Though some companies have formulated their dividend distribution policies and continue to give consistent and steady increase in payouts, most of them are following the rule only in letter and not in spirit.

The problem with a good number of high dividend paying companies is that they pay dividend once in a year as final dividend. But with a final dividend payment, the proposal has to be approved by their shareholders at the AGM. Most of the times, AGMs fall only in the second quarter of the succeeding financial year, making investors wait for a long time for the dividends.

At a time when the government wants more cash in the hands of the public to boost a sagging economy, SEBI can perhaps revisit the dividend policy once again, so that investors receive steady cash flows throughout the year.

For instance, Indian companies can emulate the example of the US companies where most firms pay dividend on quarterly basis. This will improve the cash flow to the investors, thus easing their cash crunch. Already many banking and information technology companies and progressive companies are declaring quarterly dividends, perhaps due to the presence of large FIIs/FPIs in their shareholding.

Besides, the interim dividends can be decided by the boards of companies without waiting for shareholders’ nod at the AGM, thus enabling companies to declare the dividend when they approve quarterly numbers. Companies may allot a small portion of their net profit as quarterly dividend and a higher quantum may be paid after the annual financial results are announced.

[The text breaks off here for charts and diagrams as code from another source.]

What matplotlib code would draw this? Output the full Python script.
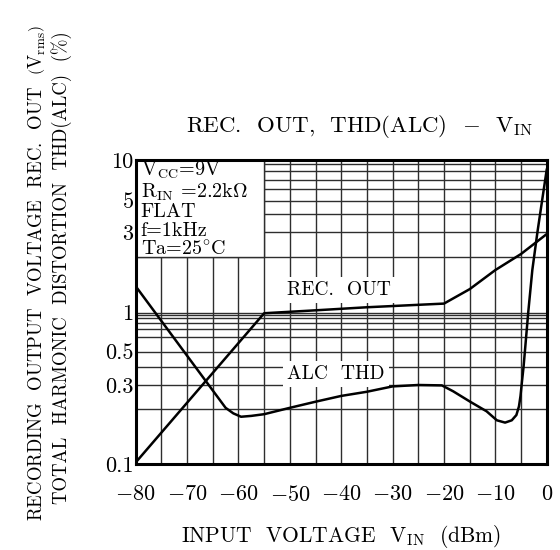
import numpy as np
import matplotlib
matplotlib.use('Agg')
import matplotlib.pyplot as plt
from matplotlib import ticker
from matplotlib.patches import Rectangle

plt.rcParams['font.family'] = 'serif'
plt.rcParams['font.serif'] = ['cmr10']
plt.rcParams['mathtext.fontset'] = 'cm'
plt.rcParams['axes.unicode_minus'] = False

# REC. OUT (Vrms) against input level (dBm)
rec_x = [-80, -55, -45, -35, -20, -15, -10, -5, 0]
rec_y = [0.102, 0.99, 1.03, 1.07, 1.12, 1.34, 1.70, 2.10, 2.90]

# THD(ALC) (%) against input level (dBm)
thd_x = [-80, -62.5, -61, -59.5, -57.5, -55, -50, -45, -40, -35, -30, -25, -20.4, -18.2,
         -14.9, -11.7, -9.7, -8.1, -6.8, -5.9, -5.4, -5.1, -4.8, -4.5, -3.6, -2.8, -1.8,
         -0.9, 0]
thd_y = [1.39, 0.205, 0.19, 0.182, 0.184, 0.188, 0.205, 0.227, 0.25, 0.268, 0.293, 0.30,
         0.298, 0.27, 0.227, 0.195, 0.174, 0.169, 0.174, 0.186, 0.21, 0.25, 0.32, 0.40, 1.0,
         1.7, 3.0, 5.0, 8.2]

x_ticks = [-80, -70, -60, -50, -40, -30, -20, -10, 0]
x_labels = ['$-80$', '$-70$', '$-60$', '$-50$', '$-40$', '$-30$', '$-20$', '$-10$', '$0$']
x_grid = [-75, -70, -65, -60, -55, -50, -45, -40, -35, -30, -25, -20, -15, -10, -5]
y_ticks = [0.1, 0.3, 0.5, 1, 3, 5, 10]
y_labels = ['0.1', '0.3', '0.5', '1', '3', '5', '10']
y_grid = [0.2, 0.3, 0.4, 0.5, 0.6, 0.7, 0.8, 0.9, 0.95, 1, 2, 3, 4, 5, 6, 7, 8, 9]

cond_lines = ['V$_{\\mathrm{CC}}$=9V', 'R$_{\\mathrm{IN}}$ =2.2k$\\Omega$', 'FLAT',
              'f=1kHz', 'Ta=25$^{\\circ}$C']

# the printed log paper is not evenly spaced, so map each line to where it sits
paper_vals = [0.1, 0.2, 0.3, 0.4, 0.5, 0.6, 0.7, 0.8, 0.9, 1, 2, 3, 4, 5, 6, 7, 8, 9, 10]
paper_pos = [0, 0.1799, 0.2599, 0.3201, 0.3694, 0.4168, 0.4431, 0.4648, 0.4793, 0.4977,
             0.6809, 0.7632, 0.8224, 0.8661, 0.9036, 0.9342, 0.9628, 0.9868, 1.0]
log_vals = np.log10(paper_vals)


def fwd(v):
    v = np.clip(np.asarray(v, dtype=float), 1e-6, None)
    return np.interp(np.log10(v), log_vals, paper_pos)


def inv(p):
    return 10 ** np.interp(p, paper_pos, log_vals)


fig = plt.figure(figsize=(5.6, 5.5), dpi=100)
ax = fig.add_axes([135.7 / 560, 86 / 550, 411 / 560, 304 / 550])
ax.set_yscale('function', functions=(fwd, inv))
ax.set_xlim(-80, 0)
ax.set_ylim(0.1, 10)

ax.set_xticks(x_ticks)
ax.set_xticklabels(x_labels)
ax.set_xticks(x_grid, minor=True)
ax.set_yticks(y_ticks)
ax.set_yticklabels(y_labels)
ax.set_yticks(y_grid, minor=True)
ax.yaxis.set_minor_formatter(ticker.NullFormatter())
ax.tick_params(which='both', length=0)
ax.tick_params(axis='x', pad=15, labelsize=16)
ax.tick_params(axis='y', pad=1.5, labelsize=16)
ax.grid(True, which='both', color='#2e2e2e', linewidth=1.0)
ax.set_axisbelow(True)
for sp in ax.spines.values():
    sp.set_linewidth(2.2)

# condition box in the upper left hides the grid behind it
ax.add_patch(Rectangle((-80, 2), 25, 8, facecolor='white', edgecolor='#2e2e2e',
                       linewidth=1.0, zorder=1.5))
ax.text(0.012, 1.0, '\n'.join(cond_lines), transform=ax.transAxes, ha='left', va='top',
        fontsize=14.5, linespacing=1.02, zorder=3)

ax.plot(rec_x, rec_y, color='black', linewidth=1.8, zorder=4)
ax.plot(thd_x, thd_y, color='black', linewidth=1.8, zorder=4)

ax.text(-40.4, 1.33, 'REC.  OUT', ha='center', va='center', fontsize=14, zorder=3,
        bbox=dict(facecolor='white', edgecolor='none', pad=3))
ax.text(-41, 0.355, 'ALC  THD', ha='center', va='center', fontsize=14, zorder=3,
        bbox=dict(facecolor='white', edgecolor='none', pad=3))

ax.set_xlabel('INPUT  VOLTAGE  V$_{\\mathrm{IN}}$  (dBm)', fontsize=15.5, va='center')
ax.xaxis.set_label_coords(0.5, -0.237)

fig.text(37 / 560, 1 - 273 / 550,
         'RECORDING  OUTPUT  VOLTAGE  REC.  OUT  $\\left(\\mathrm{V}_{\\mathrm{rms}}\\right)$',
         rotation=90, ha='center', va='center', fontsize=13.5)
fig.text(62 / 560, 1 - 268 / 550, 'TOTAL  HARMONIC  DISTORTION  THD(ALC)  (%)',
         rotation=90, ha='center', va='center', fontsize=13.5)

fig.text(533 / 560, 1 - 127 / 550, 'REC.  OUT,  THD(ALC)  $-$  V$_{\\mathrm{IN}}$',
         ha='right', va='center', fontsize=16.5)

fig.savefig('out.png', dpi=100)
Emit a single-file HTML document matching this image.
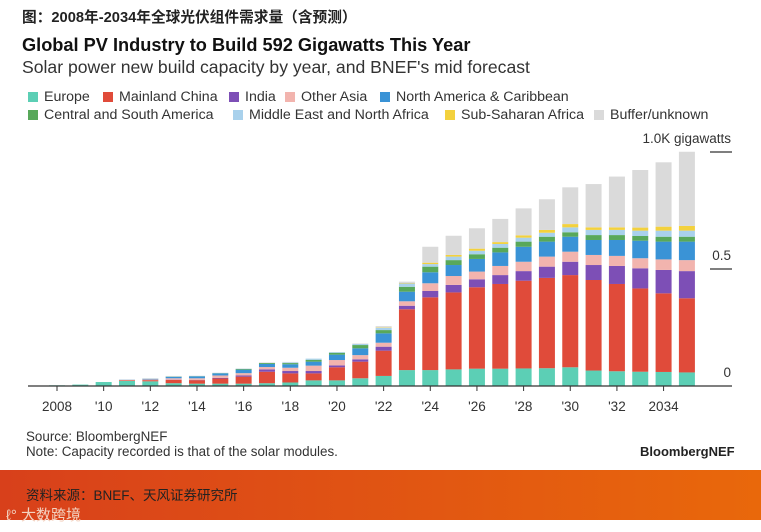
<!DOCTYPE html>
<html><head><meta charset="utf-8">
<style>
body{margin:0;width:761px;height:532px;background:#fff;overflow:hidden;font-family:"Liberation Sans","Noto Sans CJK SC",sans-serif;position:relative}
.t{position:absolute;white-space:nowrap}
.lg{position:absolute;font-size:14.2px;color:#333;white-space:nowrap}
.sw{display:inline-block;width:10px;height:10px;margin-right:6px;vertical-align:-1px}
</style></head><body>
<div class="t" style="left:22px;top:6px;font-size:14.7px;font-weight:bold;color:#222;font-family:'Liberation Sans','Noto Sans CJK SC',sans-serif">图：2008年-2034年全球光伏组件需求量（含预测）</div>
<div class="t" style="left:22px;top:35px;font-size:18.2px;font-weight:bold;color:#111">Global PV Industry to Build 592 Gigawatts This Year</div>
<div class="t" style="left:22px;top:57px;font-size:17.6px;color:#333">Solar power new build capacity by year, and BNEF's mid forecast</div>
<div id="legend"></div>
<svg id="chart" width="761" height="532" style="position:absolute;left:0;top:0"></svg>
<div class="t" style="left:26px;top:429px;font-size:13.4px;color:#333">Source: BloombergNEF</div>
<div class="t" style="left:26px;top:444px;font-size:13.4px;color:#333">Note: Capacity recorded is that of the solar modules.</div>
<div class="t" style="left:640px;top:444px;font-size:13px;font-weight:bold;color:#222">BloombergNEF</div>
<div style="position:absolute;left:0;top:470px;width:761px;height:50px;background:linear-gradient(90deg,#d8401b,#e9680b)"></div>
<div class="t" style="left:26px;top:484px;font-size:13.5px;color:#222">资料来源：BNEF、天风证券研究所</div>
<div class="t" style="left:6px;top:504px;font-size:15px;color:#f3d2c0">ℓ° 大数跨境</div>
<script>
const years=[2008,2009,2010,2011,2012,2013,2014,2015,2016,2017,2018,2019,2020,2021,2022,2023,2024,2025,2026,2027,2028,2029,2030,2031,2032,2033,2034,2035];
const seriesNames=["Europe","Mainland China","India","Other Asia","North America & Caribbean","Central and South America","Middle East and North Africa","Sub-Saharan Africa","Buffer/unknown"];
const colors=["#5ccfb5","#e04b3a","#7d4fb6","#f2b4ae","#3a93d6","#58a85a","#a9d1ec","#f3d13d","#dadada"];
const europe=[.003,.006,.017,.022,.02,.012,.01,.01,.01,.012,.015,.024,.024,.033,.043,.068,.068,.071,.074,.074,.075,.076,.08,.066,.063,.061,.06,.058];
const china=[0,0,0,.003,.005,.014,.015,.022,.03,.049,.039,.03,.056,.071,.108,.26,.311,.329,.348,.362,.375,.386,.394,.387,.373,.356,.336,.317];
const india=[0,0,0,0,0,.001,.001,.003,.005,.01,.01,.01,.008,.01,.017,.015,.027,.032,.034,.038,.041,.048,.057,.064,.077,.086,.1,.116];
const otherAsia=[0,0,0,.001,.003,.006,.007,.01,.01,.01,.014,.023,.023,.018,.017,.019,.033,.038,.033,.039,.04,.043,.043,.043,.043,.043,.045,.047];
const northAmerica=[0,0,0,.001,.003,.006,.008,.009,.015,.013,.015,.017,.023,.029,.04,.041,.047,.047,.054,.058,.064,.064,.064,.064,.068,.075,.076,.079];
const centralSouth=[0,0,0,0,0,.001,.001,.001,.003,.004,.005,.008,.008,.014,.014,.021,.024,.021,.02,.02,.022,.021,.019,.021,.021,.02,.021,.021];
const mena=[0,0,0,0,0,.001,.001,.001,.001,.001,.003,.005,.003,.005,.01,.014,.011,.015,.015,.016,.017,.017,.021,.022,.022,.023,.026,.026];
const ssa=[0,0,0,0,0,0,0,0,0,0,0,0,0,0,.002,.002,.006,.007,.009,.008,.01,.012,.014,.011,.011,.013,.017,.02];
const buffer=[0,0,0,.001,.002,.002,.001,.001,.001,.002,.002,0,0,.002,.005,.006,.068,.082,.087,.099,.115,.131,.157,.185,.217,.246,.275,.317];
const xTicks=[2008,2010,2012,2014,2016,2018,2020,2022,2024,2026,2028,2030,2032,2034];
const xTickLabels=["2008","'10","'12","'14","'16","'18","'20","'22","'24","'26","'28","'30","'32","2034"];
const yTicks=[0,0.5,1.0];
const yTickLabels=["0","0.5","1.0K gigawatts"];
const series=[europe,china,india,otherAsia,northAmerica,centralSouth,mena,ssa,buffer];
const x=y=>57+(y-2008)*23.33;
const yS=v=>386-v*234;
const NS="http://www.w3.org/2000/svg";
const svg=document.getElementById('chart');
function mk(t,a){const e=document.createElementNS(NS,t);for(const k in a)e.setAttribute(k,a[k]);svg.appendChild(e);return e;}
years.forEach((yr,i)=>{let c=0;series.forEach((s,j)=>{const v=s[i];if(v<=0)return;const r=mk('rect',{x:x(yr)-8,y:yS(c+v),width:16,height:yS(c)-yS(c+v),fill:colors[j]});


c+=v;});});
const ax=mk('line',{x1:28,x2:732,y1:386,y2:386,stroke:'#333','stroke-width':1.2});


xTicks.forEach((t,i)=>{const l=mk('line',{x1:x(t),x2:x(t),y1:386,y2:391,stroke:'#333'});


const tx=mk('text',{x:x(t),y:411,'text-anchor':'middle','font-size':13.5,fill:'#333','font-family':'Liberation Sans'});tx.textContent=xTickLabels[i];

});
yTicks.forEach((t,i)=>{if(t>0){const l=mk('line',{x1:710,x2:732,y1:yS(t),y2:yS(t),stroke:'#333','stroke-width':1.2});

}
const tx=mk('text',{x:731,y:yS(t)-9,'text-anchor':'end','font-size':13.5,fill:'#333','font-family':'Liberation Sans'});tx.textContent=yTickLabels[i];

});
const lg=document.getElementById('legend');
const pos=[[28,89],[103,89],[229,89],[285,89],[380,89],[28,107],[233,107],[445,107],[594,107]];
seriesNames.forEach((n,i)=>{const d=document.createElement('div');d.className='lg';d.style.left=pos[i][0]+'px';d.style.top=pos[i][1]+'px';
d.innerHTML='<span class="sw" style="background:'+colors[i]+'"></span>'+n.replace('&','&amp;');


lg.appendChild(d);});
</script>
</body></html>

Another issue that may need uniformity is the declaration of dividend payment on a per share basis rather on a percentage basis. Possibly to impress the investing class, some companies announce dividends as a percentage of the face value. A 100 per cent dividend by companies with a share face value of ₹10 is very different from companies with a face value of ₹1.

Per share basis norm

SEBI should issue a diktat that the dividend announcement should be made on a per share basis and not on percentage terms so that investors can easily relate the value of the dividend payments to the stock price.

These are all small steps that can boost the image of corporates vis-a-vis governance issues.